How To Teach Your Children Financial Responsibility and Management

How To Teach Your Children Financial Responsibility and Management

Once your child begins to ask for things at the store, or things they see on television, it’s time to start teaching them about money. They need to understand first and foremost that money needs to be earned, and there is no entitlement in life. Forming good money habits in children is the best way to ensure they will become financially responsible adults, and there are many ways to begin to instilling the value of a dollar in your children.

Don’t Just Give Them What They Want

If a child knows that they can whine and cry to get what they want, it will be very difficult for them to understand otherwise. They then see toys and material items as things they are entitled to, that they deserve to have just because they want them, and this is destructive to their sense of the value of money. Show them that they need to earn the things they want, that they don’t just get them by complaining they don’t have it.

Give Them An Allowance, and Have Them Spend Their Own Money

It’s much easier to spend other people’s money, as it doesn’t feel like a loss. If a child has a weekly allowance that they earn by doing chores around the house, helping out their brothers and sisters, or from showing other acts of advancing responsibility, then they have their own money to spend and save. Don’t use their grades as a means to give them more or less money, as sometimes all the time and effort in the world won’t get them an A, but base it on their hard work and dedication.

Invest In a Modern Piggybank

Piggybanks that hide their contents from children are a little dated. Nowadays, there are many options from online piggybanks, to see-through piggybanks that separate the money into different categories, such as saving, spending, donating and investing. This way, not only can the child see how much money they’ve accrued, they learn that money is not just collected to buy things, but is used for many different things, like sharing and security.

Make Them Create a Budget

This is something that can be developed over time. Each week or month, guide them in counting their money and deciding how much is going to be used for toys, candy, saving, and gifts. As they get older, things like clothing, Starbucks, and going to the movies can be thrown into the mix. They constantly learn how to properly portion their expenditures, and won’t feel overwhelmed by the money they can and cannot spend.

Be An Example

Children learn best by example. If children see their parents constantly putting luxury items on credit cards and neglecting essentials, they will begin to think that’s an acceptable way to treat finances. Having your own budget and sticking to it, living inside your means, and always maintaining a good balance between spending and saving will show them the proper way to take care of money, and will apply that to their lives.

Author Bio

Melisa Cammack is the mother of three children, and a business owner, so finding the right way to educate her children on money came pretty naturally.
Melisa is currently writing on behalf of Credit Card Column, for those looking for more information on credit cards, and what credit card best suits their needs.



  1. All great tips. And even when they have the money, remember YOU are the parent. You can still veto!

  2. I wanted to do this last year, but never implemented it. Plus all the criticism :You shouldn’t be paying for this” – GRRRR. I really want to do it

  3. Great advice. My husband did not grow up with an allowance so he frowns upon giving it to our kids.
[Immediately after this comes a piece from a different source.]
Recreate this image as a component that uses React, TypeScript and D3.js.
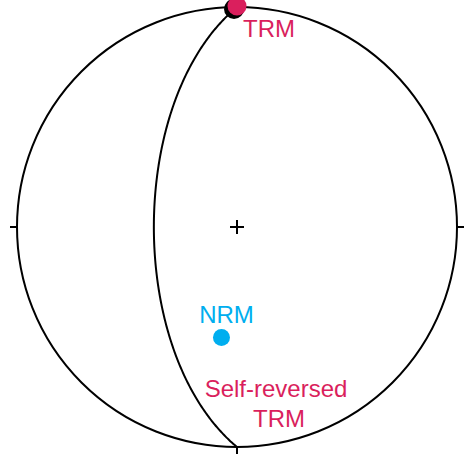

I want to push him a bit more on this topic since I think it really does help them learn about money management. Stopping by from Still Blonde on FB.

  4. Jenna M Wood says:

    I had an allowance growing up, and it taught me a lot of financial responsibility. My mother also used to to keep me away from too much junk food. If I wanted it I’d have to earn the money and buy it!

  5. What great tips. It is important to teach our kids about using our money wisely!

  6. Paula Robinson says:

    Great tips. It is such a good idea to start early!

  7. It’s so important for the kids to learn these lessons early. I had to break my kids perceptions that credit cards meant free money. Sad commentary on today’s youth.

  8. I love your idea of giving children a way to visually see what categories their money is in !!!! SO IMPORTANT for little ones to get the concept! Great post.